How do lexers/parsers distinguish between nested generics and bitshifts?

Question

The lexical grammar of Java has a special case for the > character. Normally, tokens are formed based on the longest-match rule, so that an input string of >> or >>> would form a single token for a bitshift operator. However, this would result in an incorrect parse for types like List<List<String>> where the two consecutive > characters should be treated as separate tokens. According to the JLS (§3.5):

If the input character > appears in a type context (§4.11), that is, as part of a Type or an UnannType in the syntactic grammar (§4.1, §8.3), it is always reduced to the numerical comparison operator >, even when it could be combined with an adjacent > character to form a different operator.

Read literally, this means the lexer would need to know the grammatical context in order to decide which tokens to emit; but this context is normally not determined until parsing, i.e. after lexing is complete.

Of course, the specification only defines the rules for what source texts form valid Java programs and what those programs mean; a Java compiler could implement the spec in various different ways. But this kind of special case seems difficult to handle without hand-crafting an ad-hoc solution, whereas hand-crafted hacks presumably aren't applicable when using parser generators or other frameworks based on formal grammars. So, how is this special case implemented in real parsers?

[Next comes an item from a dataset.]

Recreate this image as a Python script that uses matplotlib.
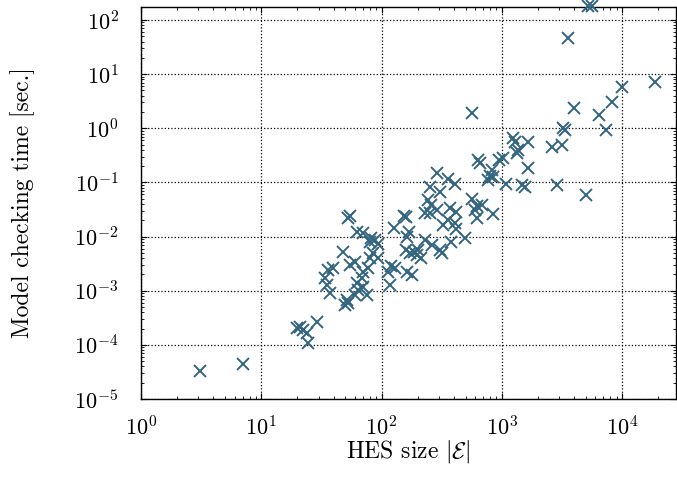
import numpy as np
import matplotlib
matplotlib.use("Agg")
import matplotlib.pyplot as plt

plt.rcParams['font.family'] = 'serif'
plt.rcParams['font.serif'] = ['cmr10']
plt.rcParams['mathtext.fontset'] = 'cm'
plt.rcParams['axes.unicode_minus'] = False
plt.rcParams['axes.formatter.use_mathtext'] = True

# HES size |E| vs model checking time (sec.)
hes_size = [3.1, 7.05, 19.8, 21.0, 22.2, 24.0, 24.5, 29.1, 52.6, 54.7,
            70.2, 62.5, 81.8, 88.3, 93.5, 80.2, 127, 154, 160, 169,
            230, 160, 173, 186, 197, 213, 47.9, 85, 80.2, 93.5,
            120, 130, 113, 60.2, 54.7, 35.9, 39.5, 77.2, 70.2, 163,
            179, 33.9, 35.2, 68.8, 62.5, 118, 70.2, 63.8, 37.3, 60.2,
            51.6, 52.6, 49.7, 75.7, 258, 253, 244, 290, 371, 417,
            357, 324, 408, 417, 494, 378, 230, 263, 306, 201,
            318, 163, 290, 357, 408, 253, 306, 566, 622, 599,
            622, 846, 635, 659, 948, 1024, 798, 769, 846, 1084,
            830, 1473, 1560, 1340, 1241, 1289, 1652, 1365, 1652, 2618,
            3170, 2878, 5020, 685, 566, 3230, 3357, 3990, 6440, 7360,
            8260, 10000, 18800, 3556, 5216, 5630]
check_time = [3.29e-5, 4.43e-5, 2.05e-4, 2.14e-4, 1.88e-4, 1.66e-4, 1.08e-4, 2.64e-4, 2.20e-2, 2.40e-2,
              1.16e-2, 1.21e-2, 9.4e-3, 8.6e-3, 7.3e-3, 7.9e-3, 1.44e-2, 2.40e-2, 2.30e-2, 1.21e-2,
              2.72e-2, 5.65e-3, 4.97e-3, 5.19e-3, 4.57e-3, 4.02e-3, 5.19e-3, 4.97e-3, 4.02e-3, 4.02e-3,
              2.86e-3, 2.62e-3, 2.22e-3, 3.39e-3, 2.98e-3, 2.41e-3, 2.62e-3, 2.62e-3, 2.22e-3, 2.22e-3,
              1.95e-3, 1.72e-3, 1.27e-3, 1.72e-3, 1.39e-3, 1.27e-3, 1.17e-3, 1.03e-3, 9.1e-4, 8.3e-4,
              6.7e-4, 5.9e-4, 5.4e-4, 8.3e-4, 3.83e-2, 2.72e-2, 4.73e-2, 3.10e-2, 3.37e-2, 2.84e-2,
              2.02e-2, 1.64e-2, 1.78e-2, 1.38e-2, 9.4e-3, 7.9e-3, 8.6e-3, 6.99e-3, 5.65e-3, 5.65e-3,
              4.97e-3, 9.8e-3, 0.149, 0.116, 9.35e-2, 8.24e-2, 6.65e-2, 4.94e-2, 3.67e-2, 3.10e-2,
              2.20e-2, 2.61e-2, 0.260, 0.229, 0.260, 0.283, 0.132, 0.111, 0.126, 9.35e-2,
              0.170, 8.95e-2, 8.24e-2, 0.349, 0.662, 0.558, 0.558, 0.397, 0.185, 0.451,
              0.491, 8.95e-2, 5.86e-2, 3.83e-2, 1.91, 1.01, 0.93, 2.37, 1.76, 0.93,
              3.05, 5.79, 7.16, 46.6, 181, 181]

fig = plt.figure(figsize=(6.77, 4.91), dpi=100)
ax = fig.add_axes([0.2083, 0.1874, 0.790, 0.799])

ax.plot(hes_size, check_time, linestyle='none', marker='x', markersize=9,
        markeredgewidth=1.4, color='#34657F', clip_on=False, zorder=3)

ax.set_xscale('log')
ax.set_yscale('log')
ax.set_xlim(1, 2.8e4)
ax.set_ylim(1e-5, 176)

ax.grid(True, which='major', linestyle=':', color='black', linewidth=0.9)
ax.tick_params(which='both', direction='in', top=True, right=True, labelsize=16)
ax.tick_params(which='major', length=4, width=0.8)
ax.tick_params(which='minor', length=2, width=0.6)
ax.tick_params(axis='x', pad=12)
ax.tick_params(axis='y', pad=16)
for s in ax.spines.values():
    s.set_linewidth(1.0)

ax.set_xlabel('HES size $|\\mathcal{E}|$', fontsize=17, labelpad=-1)
ax.set_ylabel('Model checking time [sec.]', fontsize=17, labelpad=28)

fig.savefig('out.png', dpi=100)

While this question is written about Java, the same ambiguity could occur in other languages which share Java's generic syntax, so answers about parsers for other languages are also welcome.

Answer 1

In the Coco/R example parser for C# 2.0 (not Java, but the same issue is encountered), >> is not a token. Coco/R is an LL(1) parser, but various non-LL(1) constructs can be parsed using semantic predicates. That is for example also how the age old "generics vs less-than"-problem is solved in that grammar (and also in C# specification itself for that matter).

Making >> not a token is enough to fix the "nested generics problem", though it creates some minor inconvenience for parsing the right-shift operator, which is parsed as two > tokens with a semantic predicate to ensure that that production is only used for two directly-adjacent > (not two > separated by some whitespace):

bool IsShift() {
  Token pt = Peek(1);
  return (la.kind == _ltlt) ||
         ( la.kind == _gt &&
           pt.kind == _gt &&
           (la.pos + la.val.Length == pt.pos)
         );
}

ShiftExpr
= AddExpr
  { IF (IsShift())
    ("<<" | ">" ">") Unary AddExpr
  }
.

Answer 2

There is actually no reason to assume that a file is tokenized until the end before parsing begins. There are frameworks allowing you to generate parsers and tokenizers that use tokens streams that will only tokenize the lookahead. Usually, there is some sort of channel concept that can be used to let the parser or the lexer itself switch the entire set of tokenization rules, i.e. use a different automaton.

The reference to parser combinators is particularly interesting as it is very easy to get right there as long as you don't do backtrack over the switching points and have a token stream that shares position and does itself not backtrack.

Answer 3

The usual way to handle this is to NOT recognize things like >> and >= as single tokens in the lexer and instead defer combining them until the parser. This requires a little bit of extra work to ensure that something like > /* comment */ > is not recognized as a right shift.

The commonly used tool lex has a very useful "following context" pattern that can be used for this to recognize > characters that are immediately followed by a > or = and mark them specially for the parser by using a different token. So your lex rules might have something like

">"/[>=]    return GRT1;  /* greater-than which can start a shift or greater-or-equal */
">"         return GRT2;  /* stand-alone greater-than */

Then in the parser, it can recognize a GRT1 GRT2 (or GRT1 GRT1) pair as a right-shift operand in any rule where that is legal. Rules for type parameter lists can end with either a GRT1 or a GRT2.